You are viewing a plain text version of this content. The canonical link for it is here.
Posted to user@beam.apache.org by "Gershi, Noam " <no...@citi.com> on 2019/12/31 12:04:11 UTC

Scheduling apache beam pipelines

Hi,

What is the best way to scheduler Apache beam pipelines (execute the same pipeline once per day, for the data of the last day)?
Will it be a different solution per runner?

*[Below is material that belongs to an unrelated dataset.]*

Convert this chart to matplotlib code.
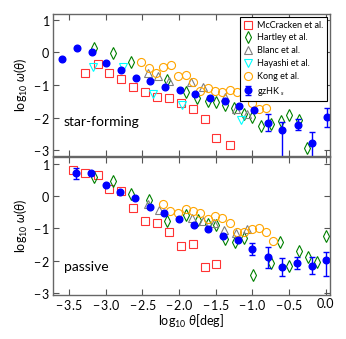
import matplotlib
matplotlib.use("Agg")
import matplotlib.pyplot as plt
import numpy as np

plt.rcParams['font.family'] = ['Lato', 'DejaVu Sans']
plt.rcParams['mathtext.fontset'] = 'custom'
plt.rcParams['mathtext.rm'] = 'Lato'
plt.rcParams['mathtext.it'] = 'Lato:italic'

# ---------------- top panel (star-forming) ----------------
sf_mcc_x = [-3.28, -3.11, -2.95, -2.79, -2.63, -2.46, -2.30, -2.14, -1.97, -1.81, -1.65, -1.50, -1.31]
sf_mcc_y = [-0.64, -0.35, -0.63, -0.80, -1.05, -1.20, -1.35, -1.39, -1.55, -1.74, -2.04, -2.63, -2.84]

sf_har_x = [-3.16, -2.90, -2.65, -2.16, -1.91, -1.75, -1.61, -1.50, -1.37, -1.25, -1.12, -1.00,
            -0.88, -0.74, -0.61, -0.50, -0.37, -0.25]
sf_har_y = [0.15, -0.03, -0.29, -0.84, -1.20, -1.40, -1.50, -1.51, -1.60, -1.71, -1.89, -1.99,
            -2.24, -2.19, -2.11, -1.93, -2.06, -2.93]

sf_bla_x = [-2.43, -2.29, -2.14, -1.84, -1.68, -1.38, -1.23, -1.08]
sf_bla_y = [-0.63, -0.71, -0.88, -0.92, -1.05, -1.37, -1.73, -1.89]

sf_hay_x = [-3.17, -2.77, -2.36, -1.96, -1.16]
sf_hay_y = [-0.46, -0.45, -1.26, -1.60, -2.06]

sf_kon_x = [-2.52, -2.41, -2.32, -2.22, -2.11, -2.02, -1.91, -1.81, -1.71, -1.61, -1.51, -1.41,
            -1.31, -1.21, -1.11, -1.01, -0.91, -0.81]
sf_kon_y = [-0.28, -0.49, -0.63, -0.46, -0.37, -0.72, -0.68, -0.90, -1.17, -1.08, -1.19, -1.20,
            -1.14, -1.20, -1.35, -1.56, -1.73, -1.71]

sf_gz_x = [-3.59, -3.39, -3.19, -2.99, -2.79, -2.59, -2.39, -2.19, -1.99, -1.78, -1.58, -1.38,
           -1.18, -0.98, -0.78, -0.59, -0.38, -0.18, 0.02]
sf_gz_y = [-0.20, 0.15, 0.00, -0.31, -0.53, -0.79, -0.86, -1.07, -1.14, -1.28, -1.39, -1.49,
           -1.65, -1.77, -2.16, -2.37, -2.21, -2.78, -1.99]
sf_gz_elo = [0, 0, 0, 0, 0, 0, 0, 0, 0, 0, 0, 0, 0, 0, 0.26, 1.2, 0.18, 0.6, 0.28]
sf_gz_ehi = [0, 0, 0, 0, 0, 0, 0, 0, 0, 0, 0, 0, 0, 0, 0.26, 0.24, 0.18, 0.33, 0.28]

# ---------------- bottom panel (passive) ----------------
pa_mcc_x = [-3.445, -3.28, -3.11, -2.95, -2.79, -2.63, -2.46, -2.30, -2.14, -1.97, -1.81, -1.65, -1.50]
pa_mcc_y = [0.82, 0.70, 0.64, 0.21, 0.16, -0.38, -0.77, -0.84, -1.10, -1.54, -1.47, -2.21, -2.10]

pa_har_x = [-3.16, -2.90, -2.66, -2.41, -2.16, -1.91, -1.74, -1.61, -1.50, -1.37, -1.24, -1.12,
            -0.99, -0.75, -0.62, -0.50, -0.37, -0.24, -0.12, 0.01]
pa_har_y = [0.59, 0.47, 0.05, -0.12, -0.77, -0.58, -0.74, -0.87, -0.89, -1.33, -1.41, -1.30,
            -2.44, -2.07, -1.41, -2.15, -1.69, -1.90, -2.03, -1.23]

pa_bla_x = [-2.43, -2.28, -1.83, -1.68, -1.53, -1.39, -1.23, -1.08]
pa_bla_y = [-0.26, -0.43, -0.69, -0.76, -0.84, -1.05, -1.15, -1.02]

pa_kon_x = [-2.22, -2.12, -2.02, -1.91, -1.81, -1.71, -1.61, -1.51, -1.41, -1.31, -1.21, -1.11,
            -1.01, -0.91, -0.81, -0.72]
pa_kon_y = [-0.25, -0.45, -0.51, -0.40, -0.45, -0.51, -0.71, -0.62, -0.67, -0.84, -1.10, -1.10,
            -1.02, -1.00, -1.10, -1.38]

pa_gz_x = [-3.40, -3.20, -2.995, -2.80, -2.60, -2.40, -2.20, -2.00, -1.80, -1.60, -1.40, -1.20,
           -1.00, -0.79, -0.60, -0.39, -0.19, 0.01]
pa_gz_y = [0.70, 0.70, 0.34, 0.13, -0.07, -0.33, -0.51, -0.70, -0.91, -1.03, -1.24, -1.36,
           -1.64, -1.90, -2.19, -2.08, -2.15, -1.97]
pa_gz_elo = [0.16, 0, 0, 0, 0, 0, 0, 0, 0, 0, 0, 0, 0.18, 0.33, 0.27, 0.19, 0.26, 0.51]
pa_gz_ehi = [0.16, 0, 0, 0, 0, 0, 0, 0, 0, 0, 0, 0, 0.18, 0.33, 0.27, 0.19, 0.26, 0.25]

xticks = [-3.5, -3.0, -2.5, -2.0, -1.5, -1.0, -0.5, 0.0]
yticks = [1, 0, -1, -2, -3]

fig = plt.figure(figsize=(3.46, 3.39), dpi=100)
L, R = 0.153, 0.954
ax1 = fig.add_axes([L, 0.540, R - L, 0.959 - 0.540])
ax2 = fig.add_axes([L, 0.130, R - L, 0.538 - 0.130])

msz = 5.8
def draw(ax, mx, my, hx, hy, bx, by, kx, ky, gx, gy, elo, ehi, yx=None, yy=None):
    ax.plot(mx, my, 's', mfc='none', mec='red', mew=0.8, ms=msz, label='McCracken et al.', alpha=0.8)
    ax.plot(hx, hy, 'd', mfc='none', mec='green', mew=0.8, ms=msz, label='Hartley et al.')
    ax.plot(bx, by, '^', mfc='none', mec='gray', mew=0.8, ms=msz, label='Blanc et al.')
    if yx is not None:
        ax.plot(yx, yy, 'v', mfc='none', mec='cyan', mew=0.8, ms=msz, label='Hayashi et al.')
    else:
        ax.plot([], [], 'v', mfc='none', mec='cyan', mew=0.8, ms=msz, label='Hayashi et al.')
    ax.plot(kx, ky, 'o', mfc='none', mec='orange', mew=0.8, ms=msz, label='Kong et al.')
    ax.errorbar(gx, gy, yerr=[elo, ehi], fmt='o', color='blue', mec='blue', ms=4.8,
                elinewidth=1.0, capsize=2, ecolor='blue', label=r'gzHK $_s$')

draw(ax1, sf_mcc_x, sf_mcc_y, sf_har_x, sf_har_y, sf_bla_x, sf_bla_y, sf_kon_x, sf_kon_y,
     sf_gz_x, sf_gz_y, sf_gz_elo, sf_gz_ehi, sf_hay_x, sf_hay_y)
draw(ax2, pa_mcc_x, pa_mcc_y, pa_har_x, pa_har_y, pa_bla_x, pa_bla_y, pa_kon_x, pa_kon_y,
     pa_gz_x, pa_gz_y, pa_gz_elo, pa_gz_ehi)

ax1.set_ylim(-3.17, 1.18)
ax2.set_ylim(-3.06, 1.22)
for ax in (ax1, ax2):
    ax.set_xlim(-3.72, 0.06)
    ax.set_xticks(xticks)
    ax.set_yticks(yticks)
    ax.set_yticklabels([r'$1$' if t == 1 else (r'$0$' if t == 0 else r'$-\,%d$' % (-t)) for t in yticks])
    ax.tick_params(direction='in', top=True, right=True, labelsize=9, length=4,
                   color='#555555', width=0.8, pad=2)
    for s in ax.spines.values():
        s.set_color('#666666')
        s.set_linewidth(1.0)
    ax.set_ylabel(r'$\log_{10}\,\omega(\theta)$', fontsize=9, labelpad=2)

ax1.tick_params(labelbottom=False)
ax2.set_xticklabels([r'$-\,%.1f$' % (-t) if t < 0 else '0.0' for t in xticks])
ax2.set_xlabel(r'$\log_{10}\,\theta[\mathrm{deg}]$', fontsize=9, labelpad=1)

ax1.text(0.04, 0.24, 'star-forming', transform=ax1.transAxes, fontsize=10, va='center')
ax2.text(0.04, 0.20, 'passive', transform=ax2.transAxes, fontsize=10, va='center')

leg = ax1.legend(loc='upper right', fontsize=6.5, numpoints=1, handlelength=1.0,
                 handletextpad=0.5, borderpad=0.4, labelspacing=0.42, fancybox=False,
                 borderaxespad=0.35, framealpha=1)
leg.get_frame().set_edgecolor('black')
leg.get_frame().set_linewidth(0.8)

fig.savefig('out.png', dpi=100)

[citi_logo_mail][citi_logo_mail]Noam Gershi
Software Developer
T: +972 (3) 7405718
[Mail_signature_blue]


Re: Scheduling apache beam pipelines

Posted by Soliman ElSaber <so...@mindvalley.com>.
Hi,
As Magnus suggested, you need to use a scheduler.
We are using *Apache Airflow*.
If you are using *GCP*, then you can use *Composer*. That will make your
life easier, but it is a bit more costly than hosting *Airflow* on your own
*server*.
Another workaround on *GCP* is using *Scheduler* to call *CloudFucniton* which
creates and run the *Dataflow* job. That is exactly like you have a *cron*
job that start your Apache Beam job.

All the best...

On Tue, Dec 31, 2019 at 8:09 PM Magnus Runesson <ma...@linuxalert.org>
wrote:

> Hi!
>
> You probably want to take a look at a scheduler such as Airflow(
> https://airflow.apache.org/) or Luigi(
> https://luigi.readthedocs.io/en/stable/index.html). If you are on Google
> they have a Cloud Composer(https://cloud.google.com/composer/) which is
> Airflow underneath. On AWS Glue is probably an option.
>
> /Magnus
> On 2019-12-31 13:04, Gershi, Noam wrote:
>
> Hi,
>
>
>
> What is the best way to scheduler Apache beam pipelines (execute the same
> pipeline once per day, for the data of the last day)?
>
> Will it be a different solution per runner?
>
>
>
>
>
> [image: citi_logo_mail][image: citi_logo_mail]*Noam Gershi*
>
> Software Developer
>
> *T*: +972 (3) 7405718
>
> [image: Mail_signature_blue]
>
>
>
>

-- 
Soliman ElSaber
Data Engineer
www.mindvalley.com

Re: Scheduling apache beam pipelines

Posted by Magnus Runesson <ma...@linuxalert.org>.
Hi!

You probably want to take a look at a scheduler such as 
Airflow(https://airflow.apache.org/) or 
Luigi(https://luigi.readthedocs.io/en/stable/index.html). If you are on 
Google they have a Cloud Composer(https://cloud.google.com/composer/) 
which is Airflow underneath. On AWS Glue is probably an option.

/Magnus

On 2019-12-31 13:04, Gershi, Noam wrote:
>
> Hi,
>
> What is the best way to scheduler Apache beam pipelines (execute the 
> same pipeline once per day, for the data of the last day)?
>
> Will it be a different solution per runner?
>
> citi_logo_mailciti_logo_mail*Noam Gershi*
>
> Software Developer
>
> *T*:+972 (3) 7405718
>
> Mail_signature_blue
>